Personalized Pretraining and Safeguards. Getting data is a key challenge when it comes to personalized pre-training [147], which requires extensive data even for each single user. The proliferation of personalization also brings in trust and privacy issues [23, 120]. How does user-centric generation relate to ethics and privacy as the personalization always involve using user specific data [51]? One key issue associated with personalized pretraining is that the extensive personal data needed by pretrained language models might include all sorts of dimensions about users, including sensitive and private information which should not be used by user-centric NLG systems [52, 108]. For instance, [16] demonstrated that an adversary can perform an extraction attack to recover individual training examples from pretrained language models. These extracted examples include names, phone numbers, email addresses, and even deleted content. Such privacy concerns might become more salient and severe when it comes to user-centric pretraining, as models can easily remember details and leak training data for potential malicious attacks.

Biases and Generalization. The creation of corpora for user-centric NLG might suffer from self-selection bias as people who decides to use certain platforms like Twitter or Reddit might be very different. The reporting bias further adds complexity to this space as people do not necessarily talk about things in the world in proportion to their persona or personality. Thus, NLG systems built upon available data might be skewed towards certain population (e.g., educational background, access to Internet, specific language uses). The crowdsourcing bias [57], i.e., the potential inherent bias of crowd workers who contribute to the tasks might introduce biased ground-truth data.

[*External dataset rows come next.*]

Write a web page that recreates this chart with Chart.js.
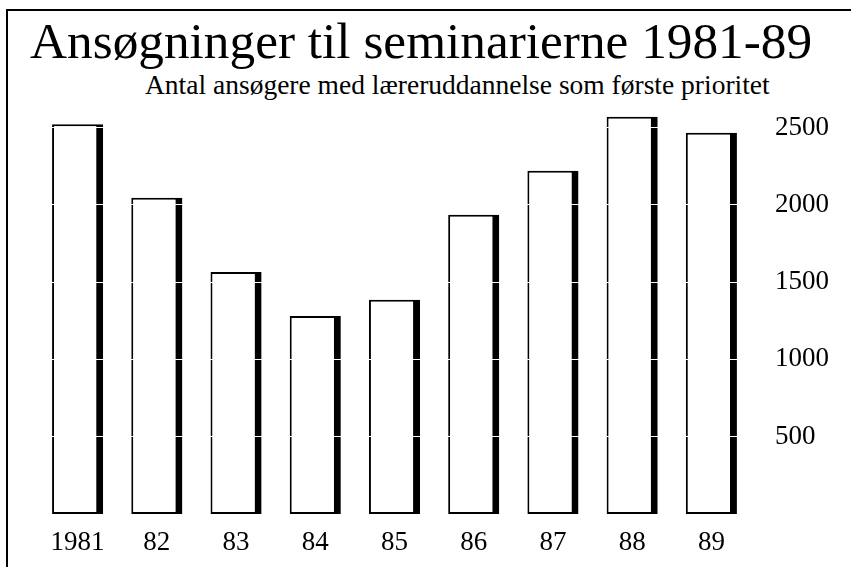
<!DOCTYPE html>
<html>
<head>
<meta charset="utf-8">
<script src="https://cdn.jsdelivr.net/npm/chart.js@4/dist/chart.umd.min.js"></script>
<style>
  html, body { margin: 0; padding: 0; background: #fff; overflow: hidden; }
  #wrap { position: relative; width: 851px; height: 567px; }
  #frame { position: absolute; left: 6px; top: 9px; width: 900px; height: 600px;
           border-top: 2px solid #000; border-left: 2px solid #000; }
  .t { position: absolute; white-space: nowrap; font-family: "Liberation Serif", "Times New Roman", serif; color: #000; }
  #title { left: 30px; top: 13px; font-size: 51.3px; line-height: 56px; }
  #subtitle { left: 145px; top: 70px; font-size: 27.5px; line-height: 30px; }
  canvas { position: absolute; left: 0; top: 0; }
</style>
</head>
<body>
<div id="wrap">
  <div id="frame"></div>
  <div class="t" id="title">Ansøgninger til seminarierne 1981-89</div>
  <div class="t" id="subtitle">Antal ansøgere med læreruddannelse som første prioritet</div>
  <canvas id="c" width="851" height="567"></canvas>
</div>
<script>
const years = ["1981", "82", "83", "84", "85", "86", "87", "88", "89"];
const applicants = [2520, 2045, 1565, 1280, 1385, 1935, 2220, 2570, 2465];
const yTicks = [500, 1000, 1500, 2000, 2500];

new Chart(document.getElementById('c'), {
  type: 'bar',
  data: {
    labels: years,
    datasets: [{
      data: applicants,
      backgroundColor: '#ffffff',
      borderColor: '#000000',
      borderWidth: { top: 2, left: 2, bottom: 2, right: 7 },
      borderSkipped: false,
      barPercentage: 0.645,
      categoryPercentage: 1
    }]
  },
  options: {
    responsive: false,
    animation: false,
    devicePixelRatio: 1,
    layout: { padding: { top: 112, left: 38, right: 0, bottom: 0 } },
    plugins: { legend: { display: false }, tooltip: { enabled: false } },
    scales: {
      x: {
        grid: { display: false },
        border: { display: false },
        ticks: { color: '#000', padding: 5, font: { family: 'Liberation Serif', size: 27 } },
        afterFit: s => { s.height = 53; }
      },
      y: {
        position: 'right',
        min: 0,
        max: 2600,
        border: { display: false },
        grid: { color: '#ffffff', lineWidth: 1, drawTicks: false, z: 1 },
        afterBuildTicks: s => { s.ticks = yTicks.map(v => ({ value: v })); },
        ticks: {
          color: '#000', padding: 24,
          font: { family: 'Liberation Serif', size: 27 },
          callback: v => String(v)
        },
        afterFit: s => { s.width = 100; }
      }
    }
  }
});
</script>
</body>
</html>
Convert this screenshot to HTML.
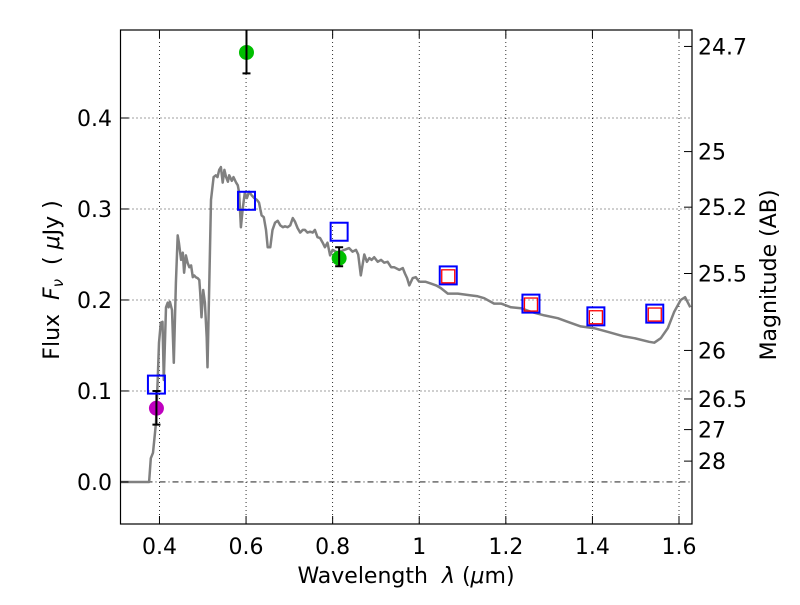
<!DOCTYPE html>
<html><head><meta charset="utf-8"><style>
body{margin:0;background:#fff;}
svg text{font-family:"DejaVu Sans","Liberation Sans",sans-serif;fill:#000;white-space:pre;}
</style></head><body>
<svg id="chart" width="800" height="600" xmlns="http://www.w3.org/2000/svg">
<rect x="0" y="0" width="800" height="600" fill="#fff"/>
<g id="grid"></g>
<g id="spec"></g>
<g id="marks"></g>
<rect x="120.5" y="30" width="571.5" height="494" fill="none" stroke="#000" stroke-width="1.2"/>
<g id="ticks"></g>
<text x="406" y="583" font-size="22" text-anchor="middle">Wavelength  <tspan font-style="italic">λ</tspan> (<tspan font-style="italic">μ</tspan>m)</text>
<text transform="translate(59,280) rotate(-90)" font-size="22" text-anchor="middle">Flux  <tspan font-style="italic">F</tspan><tspan font-style="italic" font-size="15" dy="4">ν</tspan><tspan dy="-4">  ( </tspan><tspan font-style="italic">μ</tspan>Jy )</text>
<text transform="translate(776,275) rotate(-90)" font-size="22" text-anchor="middle">Magnitude (AB)</text>
</svg>
<script>
const xTicks=[0.4,0.6,0.8,1.0,1.2,1.4,1.6];
const xTickLabels=["0.4","0.6","0.8","1","1.2","1.4","1.6"];
const yTicks=[0.0,0.1,0.2,0.3,0.4];
const yTickLabels=["0.0","0.1","0.2","0.3","0.4"];
const magTicks=[24.7,25,25.2,25.5,26,26.5,27,28];
const magTickLabels=["24.7","25","25.2","25.5","26","26.5","27","28"];
const specWave=[0.31,0.376,0.380,0.385,0.392,0.396,0.399,0.403,0.407,0.410,0.415,0.419,0.421,0.424,0.429,0.433,0.438,0.442,0.445,0.450,0.454,0.457,0.461,0.465,0.469,0.473,0.477,0.480,0.484,0.488,0.492,0.494,0.497,0.501,0.505,0.509,0.511,0.515,0.519,0.525,0.530,0.534,0.538,0.542,0.546,0.550,0.554,0.558,0.561,0.567,0.571,0.577,0.581,0.584,0.588,0.592,0.597,0.602,0.607,0.613,0.619,0.625,0.630,0.636,0.641,0.646,0.650,0.656,0.661,0.667,0.673,0.679,0.685,0.690,0.696,0.702,0.708,0.713,0.719,0.725,0.731,0.736,0.742,0.748,0.754,0.759,0.765,0.771,0.777,0.782,0.788,0.794,0.800,0.812,0.827,0.838,0.846,0.854,0.859,0.865,0.873,0.879,0.885,0.890,0.896,0.904,0.912,0.919,0.927,0.935,0.942,0.954,0.962,0.967,0.972,0.977,0.985,0.992,1.000,1.015,1.027,1.039,1.050,1.066,1.089,1.104,1.119,1.135,1.150,1.173,1.189,1.212,1.235,1.258,1.289,1.320,1.343,1.373,1.404,1.435,1.473,1.497,1.531,1.543,1.558,1.574,1.589,1.604,1.614,1.626];
const specFlux=[0,0,0.026,0.032,0.065,0.112,0.153,0.175,0.176,0.112,0.192,0.197,0.192,0.198,0.189,0.131,0.219,0.271,0.263,0.244,0.252,0.230,0.249,0.241,0.236,0.238,0.225,0.227,0.225,0.224,0.222,0.208,0.181,0.211,0.197,0.159,0.126,0.219,0.310,0.335,0.337,0.335,0.343,0.346,0.329,0.343,0.335,0.330,0.337,0.331,0.335,0.329,0.326,0.318,0.280,0.299,0.318,0.312,0.319,0.315,0.312,0.310,0.307,0.293,0.291,0.277,0.258,0.258,0.277,0.285,0.287,0.282,0.280,0.281,0.280,0.282,0.290,0.286,0.279,0.274,0.277,0.277,0.274,0.275,0.274,0.277,0.269,0.268,0.263,0.258,0.263,0.249,0.255,0.252,0.255,0.257,0.253,0.255,0.250,0.227,0.250,0.242,0.246,0.244,0.247,0.242,0.244,0.241,0.242,0.236,0.236,0.233,0.235,0.229,0.224,0.216,0.224,0.225,0.220,0.220,0.218,0.216,0.213,0.207,0.207,0.206,0.205,0.204,0.202,0.196,0.196,0.192,0.191,0.187,0.183,0.180,0.176,0.171,0.169,0.165,0.160,0.158,0.154,0.153,0.158,0.169,0.187,0.200,0.203,0.192,0.180];
const obsWave=[0.393,0.601,0.815];
const obsFlux=[0.081,0.472,0.246];
const obsLow=[0.063,0.449,0.237];
const obsHigh=[0.100,0.500,0.258];
const obsColor=["#bf00bf","#00bf00","#00bf00"];
const modelWave=[0.393,0.601,0.815,1.067,1.258,1.408,1.544];
const modelFlux=[0.107,0.309,0.275,0.227,0.196,0.182,0.185];
const nirWave=[1.067,1.258,1.408,1.544];
const nirFlux=[0.226,0.195,0.181,0.184];

const X0=120.5,X1=692,XMIN=0.31,XMAX=1.63;
const Y0=524,Y1=30,YMIN=-0.0462,YMAX=0.4967;
const sx=v=>X0+(v-XMIN)/(XMAX-XMIN)*(X1-X0);
const sy=v=>Y0-(v-YMIN)/(YMAX-YMIN)*(Y0-Y1);
const magToFlux=m=>Math.pow(10,(23.9-m)/2.5);
const NS="http://www.w3.org/2000/svg";
function mk(parent,tag,attrs){const e=document.createElementNS(NS,tag);for(const k in attrs)e.setAttribute(k,attrs[k]);parent.appendChild(e);return e;}
const grid=document.getElementById('grid'),ticks=document.getElementById('ticks');
xTicks.forEach((t,i)=>{
  const x=sx(t);
  const g=mk(grid,'line',{x1:x,x2:x,y1:Y1,y2:Y0,stroke:'#000','stroke-width':0.8,'stroke-dasharray':'1,3'});
  
  
  mk(ticks,'line',{x1:x,x2:x,y1:Y0,y2:Y0-8,stroke:'#000','stroke-width':1});
  mk(ticks,'line',{x1:x,x2:x,y1:Y1,y2:Y1+8,stroke:'#000','stroke-width':1});
  const tx=mk(ticks,'text',{x:x,y:Y0+30,'font-size':22,'text-anchor':'middle'});
  tx.textContent=xTickLabels[i];
  
  
});
yTicks.forEach((t,i)=>{
  const y=sy(t);
  const g=mk(grid,'line',{x1:X0,x2:X1,y1:y,y2:y,stroke:'#000','stroke-width':0.8,'stroke-dasharray':t===0?'6,3,1,3':'1,3'});
  
  
  mk(ticks,'line',{x1:X0,x2:X0+8,y1:y,y2:y,stroke:'#000','stroke-width':1});
  const tx=mk(ticks,'text',{x:112,y:y+8,'font-size':22,'text-anchor':'end'});
  tx.textContent=yTickLabels[i];
  
  
});
magTicks.forEach((m,i)=>{
  const y=sy(magToFlux(m));
  mk(ticks,'line',{x1:X1-8,x2:X1,y1:y,y2:y,stroke:'#000','stroke-width':1});
  const tx=mk(ticks,'text',{x:698,y:y+8,'font-size':22});
  tx.textContent=magTickLabels[i];
  
  
});
const spec=document.getElementById('spec');
let d=specWave.map((w,i)=>(i?'L':'M')+sx(w).toFixed(1)+','+sy(specFlux[i]).toFixed(1)).join('');
const p=mk(spec,'path',{d:d,fill:'none',stroke:'#808080','stroke-width':2.5,'stroke-linejoin':'round'});


const marks=document.getElementById('marks');
const clip=mk(marks,'clipPath',{id:'pc'});mk(clip,'rect',{x:X0,y:Y1,width:X1-X0,height:Y0-Y1});
const mg=mk(marks,'g',{'clip-path':'url(#pc)'});
obsWave.forEach((w,i)=>{
  const x=sx(w);
  const c=mk(mg,'circle',{cx:x,cy:sy(obsFlux[i]),r:7.5,fill:obsColor[i]});
  
  
  const e=mk(mg,'path',{d:`M${x},${sy(obsLow[i])}V${sy(obsHigh[i])}M${x-4},${sy(obsLow[i])}H${x+4}M${x-4},${sy(obsHigh[i])}H${x+4}`,stroke:'#000','stroke-width':2,fill:'none'});
  
  
});
modelWave.forEach((w,i)=>{
  const r=mk(mg,'rect',{x:sx(w)-8.5,y:sy(modelFlux[i])-9,width:17,height:18,fill:'none',stroke:'#0000ff','stroke-width':2});
  
  
});
nirWave.forEach((w,i)=>{
  const r=mk(mg,'rect',{x:sx(w)-6.5,y:sy(nirFlux[i])-6.5,width:13,height:13,fill:'none',stroke:'#ff0000','stroke-width':1.3});
  
  
});
</script>
</body></html>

Gaps Between Users and Systems. We argue that the evaluation process should look into what dimension users expect to see and identify what users want from these generated texts. For example [135] points out the expectations from human and artificial participants of the conversation are not the same, and shall be modeled differently. We need metrics to capture any failures, and mechanisms to explain the decision-making process behind these user-centric NLG models, since the data-driven systems tend to imitate utterances from their training data [61, 133, 139]. This process is not directly controllable, which may lead to offensive responses [58]. Another challenge is how to disentangle personalization from the generic representation [39], such as using domain adaptation techniques to transfer generic models to specific user groups [142].

8 Conclusion

This work presents a comprehensive overview of recent user-centric text generation across diverse sets of research capturing multiple dimensions of personalizing systems. We categorize these previous research directions, and present the representative tasks and evaluation approaches, as well as challenges and opportunities to facilitate future work on user-centric NLG.